= Items listed in a dataset =
◇ ◇ ◇ ◇ ◇ ◇ ◇

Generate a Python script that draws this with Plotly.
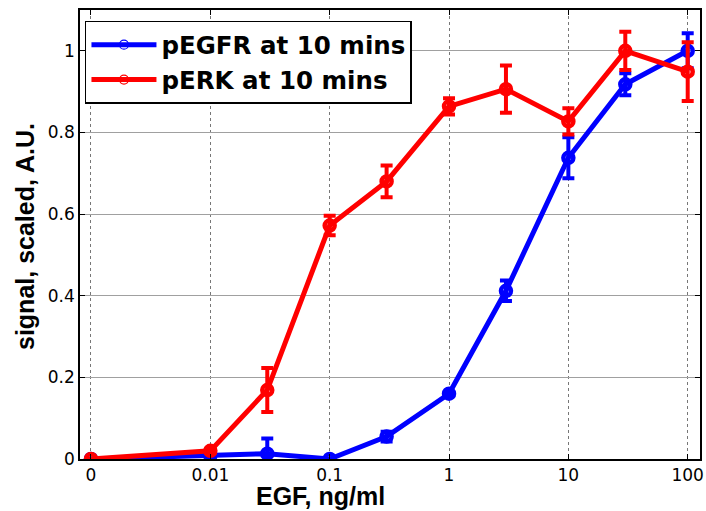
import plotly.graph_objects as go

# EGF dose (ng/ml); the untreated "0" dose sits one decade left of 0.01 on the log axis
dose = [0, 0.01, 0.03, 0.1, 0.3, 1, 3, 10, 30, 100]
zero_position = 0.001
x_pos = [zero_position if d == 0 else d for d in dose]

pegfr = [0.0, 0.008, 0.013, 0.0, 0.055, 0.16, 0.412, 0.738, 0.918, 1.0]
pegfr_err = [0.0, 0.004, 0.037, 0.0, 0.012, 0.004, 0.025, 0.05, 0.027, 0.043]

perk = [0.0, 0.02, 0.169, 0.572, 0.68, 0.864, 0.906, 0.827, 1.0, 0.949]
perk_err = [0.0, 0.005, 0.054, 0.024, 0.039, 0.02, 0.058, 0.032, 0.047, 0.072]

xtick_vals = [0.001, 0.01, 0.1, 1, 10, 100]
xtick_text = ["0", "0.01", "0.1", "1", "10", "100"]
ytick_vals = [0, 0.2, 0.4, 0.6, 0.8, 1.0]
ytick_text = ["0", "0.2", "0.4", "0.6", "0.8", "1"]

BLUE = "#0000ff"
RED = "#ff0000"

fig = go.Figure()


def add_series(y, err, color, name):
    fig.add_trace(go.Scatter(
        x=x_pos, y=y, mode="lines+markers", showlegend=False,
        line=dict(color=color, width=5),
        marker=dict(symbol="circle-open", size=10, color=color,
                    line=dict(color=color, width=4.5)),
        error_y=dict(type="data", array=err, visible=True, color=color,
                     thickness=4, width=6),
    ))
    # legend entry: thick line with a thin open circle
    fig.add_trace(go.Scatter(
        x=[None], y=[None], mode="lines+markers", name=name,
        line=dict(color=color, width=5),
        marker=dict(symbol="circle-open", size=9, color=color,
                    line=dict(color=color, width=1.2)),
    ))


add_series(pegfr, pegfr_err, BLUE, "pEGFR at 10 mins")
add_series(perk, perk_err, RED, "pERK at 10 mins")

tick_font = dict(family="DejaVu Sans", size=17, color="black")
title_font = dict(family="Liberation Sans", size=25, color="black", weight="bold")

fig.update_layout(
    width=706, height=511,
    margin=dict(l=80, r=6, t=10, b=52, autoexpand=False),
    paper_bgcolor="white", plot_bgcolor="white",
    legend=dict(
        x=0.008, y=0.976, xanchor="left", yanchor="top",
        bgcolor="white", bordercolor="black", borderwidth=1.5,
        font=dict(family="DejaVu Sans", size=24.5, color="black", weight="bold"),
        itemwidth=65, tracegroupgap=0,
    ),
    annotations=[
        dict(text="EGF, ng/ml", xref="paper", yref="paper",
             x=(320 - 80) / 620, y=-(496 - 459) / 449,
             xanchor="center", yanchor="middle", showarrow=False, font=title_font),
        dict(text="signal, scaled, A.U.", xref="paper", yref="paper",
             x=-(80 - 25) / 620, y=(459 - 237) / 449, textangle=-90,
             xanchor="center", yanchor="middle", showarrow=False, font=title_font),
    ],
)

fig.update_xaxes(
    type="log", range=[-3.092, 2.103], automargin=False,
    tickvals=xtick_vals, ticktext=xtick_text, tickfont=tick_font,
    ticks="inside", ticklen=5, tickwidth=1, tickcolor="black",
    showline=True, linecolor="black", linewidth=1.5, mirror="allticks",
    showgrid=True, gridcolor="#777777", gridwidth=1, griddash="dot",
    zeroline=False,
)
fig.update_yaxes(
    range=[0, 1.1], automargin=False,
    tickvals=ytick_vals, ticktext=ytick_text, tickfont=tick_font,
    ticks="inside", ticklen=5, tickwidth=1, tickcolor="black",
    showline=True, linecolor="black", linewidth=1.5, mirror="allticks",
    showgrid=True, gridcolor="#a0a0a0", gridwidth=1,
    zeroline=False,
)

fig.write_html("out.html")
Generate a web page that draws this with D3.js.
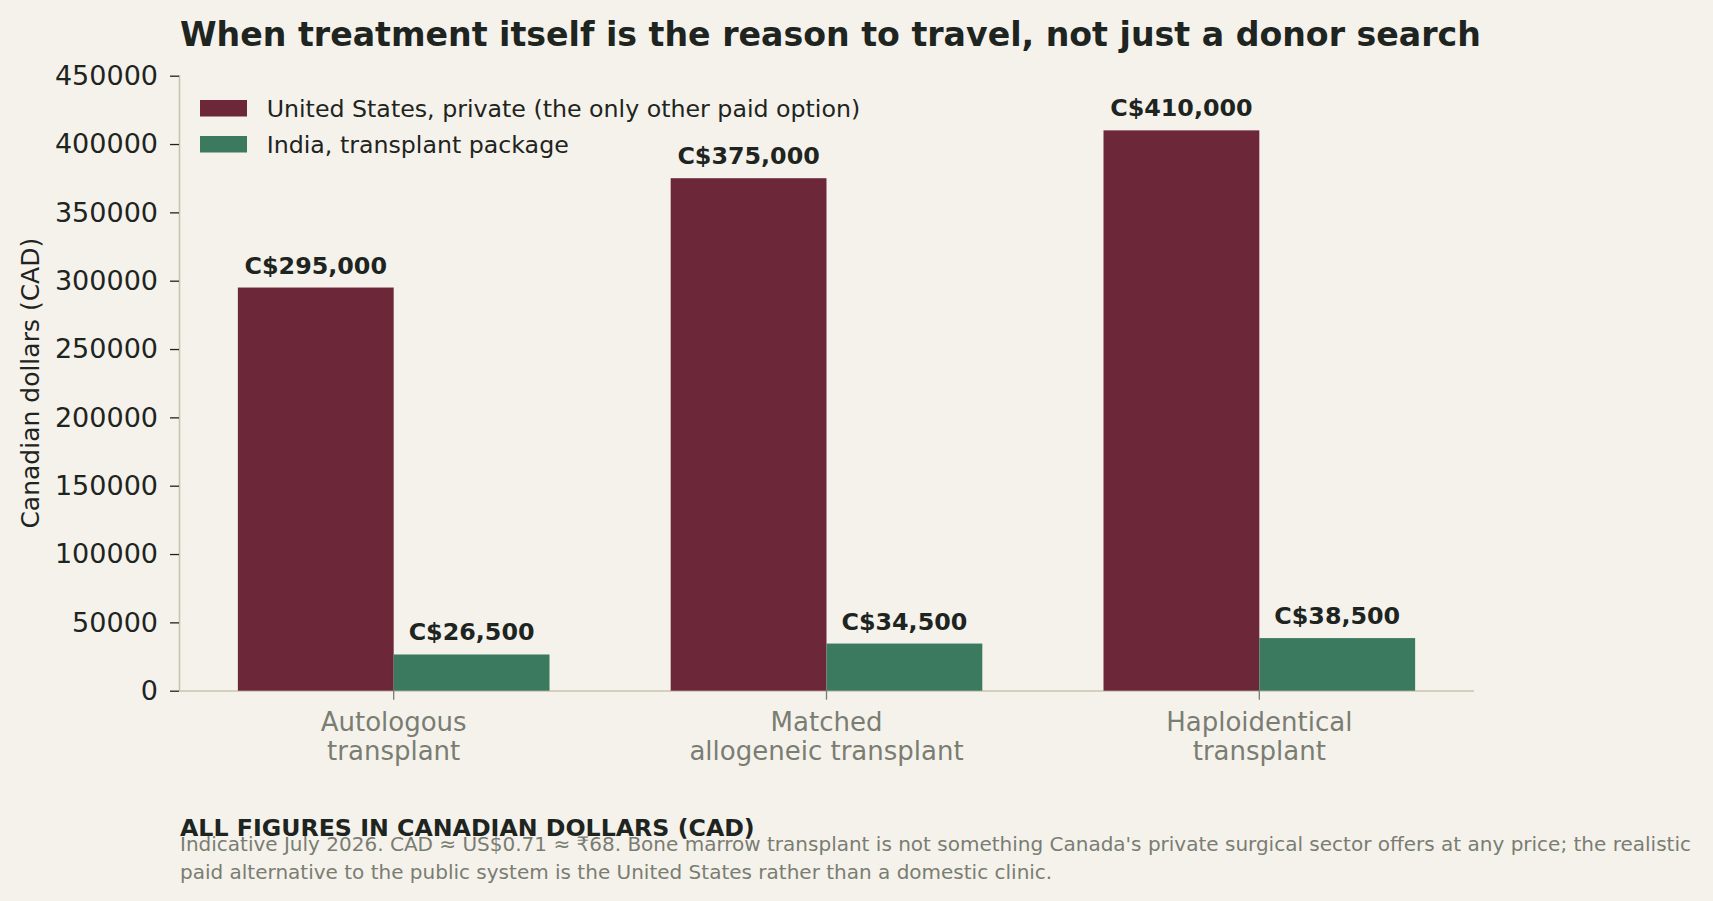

◇ ◇ ◇ ◇ ◇ ◇ ◇

= REQUIREMENT =
From the opening line of the listing above through the line bearing "fig = go.Figure()", repeat each line exactly. Drop every picture.

= COMPLETE RESPONSE =
Generate a Python script that draws this with Plotly.
import plotly.graph_objects as go

# EGF dose (ng/ml); the untreated "0" dose sits one decade left of 0.01 on the log axis
dose = [0, 0.01, 0.03, 0.1, 0.3, 1, 3, 10, 30, 100]
zero_position = 0.001
x_pos = [zero_position if d == 0 else d for d in dose]

pegfr = [0.0, 0.008, 0.013, 0.0, 0.055, 0.16, 0.412, 0.738, 0.918, 1.0]
pegfr_err = [0.0, 0.004, 0.037, 0.0, 0.012, 0.004, 0.025, 0.05, 0.027, 0.043]

perk = [0.0, 0.02, 0.169, 0.572, 0.68, 0.864, 0.906, 0.827, 1.0, 0.949]
perk_err = [0.0, 0.005, 0.054, 0.024, 0.039, 0.02, 0.058, 0.032, 0.047, 0.072]

xtick_vals = [0.001, 0.01, 0.1, 1, 10, 100]
xtick_text = ["0", "0.01", "0.1", "1", "10", "100"]
ytick_vals = [0, 0.2, 0.4, 0.6, 0.8, 1.0]
ytick_text = ["0", "0.2", "0.4", "0.6", "0.8", "1"]

BLUE = "#0000ff"
RED = "#ff0000"

fig = go.Figure()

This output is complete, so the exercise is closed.